▸ TASK PROMPT
Give every line of the data again, unchanged, but with no pictures.

## start

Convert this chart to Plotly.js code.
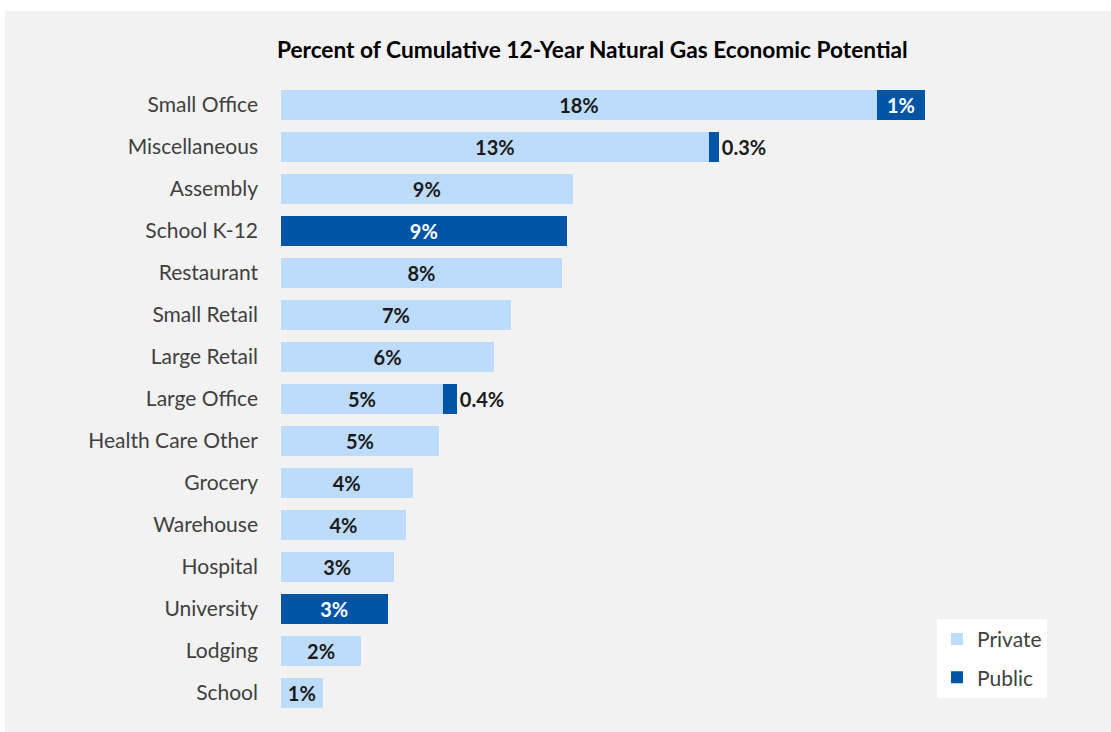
<!DOCTYPE html>
<html>
<head>
<meta charset="utf-8">
<script src="https://cdn.plot.ly/plotly-3.0.1.min.js"></script>
<style>
html,body{margin:0;padding:0;background:#ffffff;}
#chart{position:absolute;left:5px;top:11px;width:1106px;height:721px;}
</style>
</head>
<body>
<div id="chart"></div>
<script>
const categories = ["Small Office","Miscellaneous","Assembly","School K-12","Restaurant","Small Retail","Large Retail","Large Office","Health Care Other","Grocery","Warehouse","Hospital","University","Lodging","School"];
const privateValues = [17.9, 12.85, 8.76, 0, 8.44, 6.91, 6.40, 4.86, 4.74, 3.95, 3.75, 3.38, 0, 2.41, 1.25];
const publicValues  = [1.44, 0.30, 0, 8.58, 0, 0, 0, 0.42, 0, 0, 0, 0, 3.20, 0, 0];

function fmt(v){ if(!v) return ""; return v >= 1 ? Math.round(v) + "%" : v.toFixed(1) + "%"; }

const FONT = "Lato, 'Open Sans', sans-serif";
const lightBlue = "#bddcfc";
const darkBlue = "#0054a6";

const privateTrace = {
  type: "bar", orientation: "h", name: "Private",
  y: categories, x: privateValues,
  text: privateValues.map(fmt),
  textposition: "inside", insidetextanchor: "middle", textangle: 0,
  constraintext: "none",
  textfont: {family: FONT, size: 20, color: "#1a1a1a", weight: "bold"},
  marker: {color: lightBlue, line: {width: 0}},
  legendgroup: "a", hoverinfo: "x+y"
};
const publicTrace = {
  type: "bar", orientation: "h", name: "Public",
  y: categories, x: publicValues,
  text: publicValues.map(fmt),
  textposition: publicValues.map(v => v > 0 && v < 1 ? "outside" : "inside"),
  insidetextanchor: "middle", textangle: 0, constraintext: "none", cliponaxis: false,
  insidetextfont: {family: FONT, size: 20, color: "#ffffff", weight: "bold"},
  outsidetextfont: {family: FONT, size: 20, color: "#1a1a1a", weight: "bold"},
  marker: {color: darkBlue, line: {width: 0}},
  legendgroup: "b", hoverinfo: "x+y"
};

const layout = {
  width: 1106, height: 721,
  paper_bgcolor: "#f2f2f2", plot_bgcolor: "#f2f2f2",
  margin: {l: 276, r: 31, t: 73, b: 18},
  barmode: "stack", bargap: 0.29,
  font: {family: FONT, color: "#404040"},
  title: {text: "Percent of Cumulative 12-Year Natural Gas Economic Potential",
          font: {family: FONT, size: 22.7, color: "#000000", weight: "bold"},
          x: 0.531, xanchor: "center", xref: "container", y: 0.946, yanchor: "middle"},
  xaxis: {range: [0, 24], showgrid: false, zeroline: false, showticklabels: false, showline: false, ticks: "", fixedrange: true},
  yaxis: {categoryorder: "array", categoryarray: categories, autorange: "reversed",
          showgrid: false, zeroline: false, showline: false, ticks: "",
          ticklabelstandoff: 22,
          tickfont: {family: FONT, size: 21, color: "#404040"}},
  legend: {x: 0.821, xanchor: "left", y: 0.151, yanchor: "top",
           bgcolor: "#ffffff", borderwidth: 0,
           traceorder: "grouped", tracegroupgap: 8,
           font: {family: FONT, size: 21, color: "#404040"}},
  showlegend: true
};

Plotly.newPlot("chart", [privateTrace, publicTrace], layout, {displayModeBar: false, staticPlot: true});
</script>
</body>
</html>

## end

▸ RESPONSE TO THE TASK
Convert this chart to Plotly.js code.
<!DOCTYPE html>
<html>
<head>
<meta charset="utf-8">
<script src="https://cdn.plot.ly/plotly-3.0.1.min.js"></script>
<style>
html,body{margin:0;padding:0;background:#ffffff;}
#chart{position:absolute;left:5px;top:11px;width:1106px;height:721px;}
</style>
</head>
<body>
<div id="chart"></div>
<script>
const categories = ["Small Office","Miscellaneous","Assembly","School K-12","Restaurant","Small Retail","Large Retail","Large Office","Health Care Other","Grocery","Warehouse","Hospital","University","Lodging","School"];
const privateValues = [17.9, 12.85, 8.76, 0, 8.44, 6.91, 6.40, 4.86, 4.74, 3.95, 3.75, 3.38, 0, 2.41, 1.25];
const publicValues  = [1.44, 0.30, 0, 8.58, 0, 0, 0, 0.42, 0, 0, 0, 0, 3.20, 0, 0];

function fmt(v){ if(!v) return ""; return v >= 1 ? Math.round(v) + "%" : v.toFixed(1) + "%"; }

const FONT = "Lato, 'Open Sans', sans-serif";
const lightBlue = "#bddcfc";
const darkBlue = "#0054a6";

const privateTrace = {
  type: "bar", orientation: "h", name: "Private",
  y: categories, x: privateValues,
  text: privateValues.map(fmt),
  textposition: "inside", insidetextanchor: "middle", textangle: 0,
  constraintext: "none",
  textfont: {family: FONT, size: 20, color: "#1a1a1a", weight: "bold"},
  marker: {color: lightBlue, line: {width: 0}},
  legendgroup: "a", hoverinfo: "x+y"
};
const publicTrace = {
  type: "bar", orientation: "h", name: "Public",
  y: categories, x: publicValues,
  text: publicValues.map(fmt),
  textposition: publicValues.map(v => v > 0 && v < 1 ? "outside" : "inside"),
  insidetextanchor: "middle", textangle: 0, constraintext: "none", cliponaxis: false,
  insidetextfont: {family: FONT, size: 20, color: "#ffffff", weight: "bold"},
  outsidetextfont: {family: FONT, size: 20, color: "#1a1a1a", weight: "bold"},
  marker: {color: darkBlue, line: {width: 0}},
  legendgroup: "b", hoverinfo: "x+y"
};

const layout = {
  width: 1106, height: 721,
  paper_bgcolor: "#f2f2f2", plot_bgcolor: "#f2f2f2",
  margin: {l: 276, r: 31, t: 73, b: 18},
  barmode: "stack", bargap: 0.29,
  font: {family: FONT, color: "#404040"},
  title: {text: "Percent of Cumulative 12-Year Natural Gas Economic Potential",
          font: {family: FONT, size: 22.7, color: "#000000", weight: "bold"},
          x: 0.531, xanchor: "center", xref: "container", y: 0.946, yanchor: "middle"},
  xaxis: {range: [0, 24], showgrid: false, zeroline: false, showticklabels: false, showline: false, ticks: "", fixedrange: true},
  yaxis: {categoryorder: "array", categoryarray: categories, autorange: "reversed",
          showgrid: false, zeroline: false, showline: false, ticks: "",
          ticklabelstandoff: 22,
          tickfont: {family: FONT, size: 21, color: "#404040"}},
  legend: {x: 0.821, xanchor: "left", y: 0.151, yanchor: "top",
           bgcolor: "#ffffff", borderwidth: 0,
           traceorder: "grouped", tracegroupgap: 8,
           font: {family: FONT, size: 21, color: "#404040"}},
  showlegend: true
};

Plotly.newPlot("chart", [privateTrace, publicTrace], layout, {displayModeBar: false, staticPlot: true});
</script>
</body>
</html>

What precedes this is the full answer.